Reputation: 459
I'm having an issue that I can't seem to understand. I've written a function that takes a dataframe as the input and then performs a number of cleaning steps on it. When I run the function I get the error message KeyError: ('amount', 'occurred at index date')
. This doesn't make sense to me because amount
is a column in my dataframe .
Here is some code with a subset of the data created:
data = pd.DataFrame.from_dict({"date": ["10/31/2019","10/27/2019"], "amount": [-13.3, -6421.25], "vendor": ["publix","verizon"]})
#create cleaning function for dataframe
def cleaning_func(x):
#convert the amounts to positive numbers
x['amount'] = x['amount'] * -1
#convert dates to datetime for subsetting purposes
x['date'] = pd.to_datetime(x['date'])
#begin removing certain strings
x['vendor'] = x['vendor'].str.replace("PURCHASE AUTHORIZED ON ","")
x['vendor'] = x['vendor'].str.replace("[0-9]","")
x['vendor'] = x['vendor'].str.replace("PURCHASE WITH CASH BACK $ . AUTHORIZED ON /","")
#build table of punctuation and remove from vendor strings
table = str.maketrans(dict.fromkeys(string.punctuation)) # OR {key: None for key in string.punctuation}
x['vendor'] = x['vendor'].str.translate(table)
return x
clean_data = data.apply(cleaning_func)
If someone could shed some light on why this error appears I would appreciate it.
Upvotes: 0
Views: 521
Reputation: 42916
Don't use apply
here, it's slow and basically loops over your dataframe. Just pass the function your data and let it return a cleaned up dataframe, this way it will use the vectorized methods over the whole column.
def cleaning_func(df):
#convert the amounts to positive numbers
df['amount'] = df['amount'] * -1
#convert dates to datetime for subsetting purposes
df['date'] = pd.to_datetime(df['date'])
#begin removing certain strings
df['vendor'] = df['vendor'].str.replace("PURCHASE AUTHORIZED ON ","")

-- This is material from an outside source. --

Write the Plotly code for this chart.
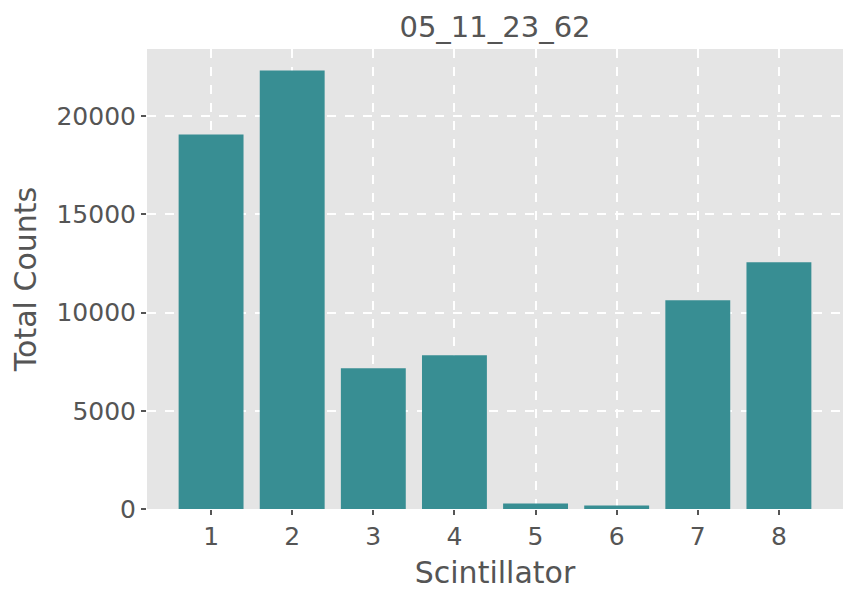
import plotly.graph_objects as go

scintillators = [1, 2, 3, 4, 5, 6, 7, 8]
total_counts = [19070, 22320, 7170, 7830, 280, 180, 10630, 12560]
y_ticks = [0, 5000, 10000, 15000, 20000]
y_tick_labels = ['0', '5000', '10000', '15000', '20000']

TEXT = '#555555'
FONT = 'DejaVu Sans'

fig = go.Figure(
    data=[
        go.Bar(
            x=scintillators,
            y=total_counts,
            width=0.8,
            marker_color='#388E93',
            marker_line_width=0,
        )
    ]
)

# page body has an 8px margin, so margins are shifted to compensate
fig.update_layout(
    width=858,
    height=601,
    margin=dict(l=139, r=23, t=41, b=100),
    paper_bgcolor='white',
    plot_bgcolor='#E5E5E5',
    font=dict(family=FONT, color=TEXT),
    showlegend=False,
    title=dict(
        text='05_11_23_62',
        font=dict(size=29, color=TEXT),
        x=0.5, xref='paper', xanchor='center',
        y=1 - 19 / 601, yref='container', yanchor='middle',
    ),
)

fig.update_xaxes(
    range=[0.21, 8.79],
    tickmode='array',
    tickvals=scintillators,
    ticks='outside', ticklen=5, tickwidth=1.5, tickcolor=TEXT,
    tickfont=dict(size=25, color=TEXT),
    showgrid=True, gridcolor='white', gridwidth=1.5, griddash='dash',
    zeroline=False, showline=False,
    title=dict(text='Scintillator', font=dict(size=30, color=TEXT), standoff=11),
)

fig.update_yaxes(
    range=[0, 23420],
    tickmode='array',
    tickvals=y_ticks,
    ticktext=y_tick_labels,
    ticks='outside', ticklen=5, tickwidth=1.5, tickcolor=TEXT,
    tickfont=dict(size=25, color=TEXT),
    showgrid=True, gridcolor='white', gridwidth=1.5, griddash='dash',
    zeroline=False, showline=False,
    title=dict(text='Total Counts', font=dict(size=30, color=TEXT), standoff=12),
)

fig.write_html("out.html")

df['vendor'] = df['vendor'].str.replace("[0-9]","")
df['vendor'] = df['vendor'].str.replace("PURCHASE WITH CASH BACK $ . AUTHORIZED ON /","")
#build table of punctuation and remove from vendor strings
table = str.maketrans(dict.fromkeys(string.punctuation)) # OR {key: None for key in string.punctuation}
df['vendor'] = df['vendor'].str.translate(table)
return df
clean_df = cleaning_func(data)
Upvotes: 1